Now the sprinkler heads are a pain, at the beginning of warm weather each year I always had to replace several non-functioning heads and while not budgets killers by themselves, throw four or five in a Lowes shopping basket and they start to add up. This does not include the three larger type sprinkler heads used in the backyard my son, Darth Spoilboy, has ran over at times resulting in an artificial geyser shooting thirty-feet into the sky showering everything nearby until I turned it off. Those bad boys are twenty bucks a pop. At least the pump was dependable and something I could always rely on so I could meet the very minimum of lawn care standards for the subdivision, not anymore.
Even before the recent passing of my father-in-law I had noticed something slightly off about the yard as I drove home early in the morning after getting off work.

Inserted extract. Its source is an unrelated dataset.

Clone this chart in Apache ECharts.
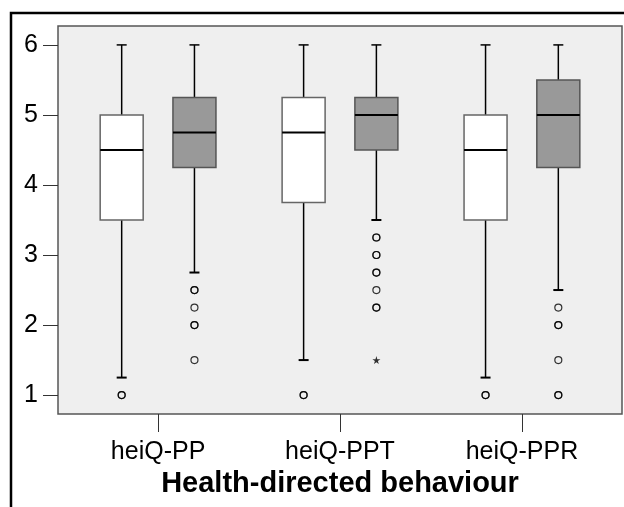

The grass was looking even more sickly than usual but since I largely do not give a rat’s ass what my neighbors think of me, or my yard, I just conveniently forgot about the whole thing. It was not until my wife sufficiently increased the level of nagging to the point of it being painful that I finally looked into the problem.
Concluding this long story, I have discovered that the submersible pump supplying well water for the sprinklers has burned up. The first clue was the fact that I could not reset the 20 amp breaker after that it was a simple trouble shooting procedure using my trusty multimeter, a device that measures voltage, amperage, and resistance on electrical equipment.
At the very least, I am looking at five-hundred dollars just to replace the pump by myself. Since I am lazy and feel this lawn care crap is egotistical bullshit I looked into having it all done by a local landscaping company. The attractive lady in charge of giving such estimates brightly smiled at me saying they could have me up and running for the paltry sum of fourteen hundred dollars. With her sitting at her desk and me standing at least I got to see a whooping amount of her very nice cleavage before I got dizzy thinking about all that money flying away.
Because of the defunct pump and the lack of any significant rain in two months my yard is a small sample of the Mojave Desert surrounded by pretentious recreations of yards surrounding old fashioned English manor homes. Even with the desert-like appearance I am serious thinking about waiting until next spring before I do anything. Maybe I can use this to talk Dragonwife into moving out into the country where there is some real distance between houses, Hell the neighbors might even help on this one just to get rid of me.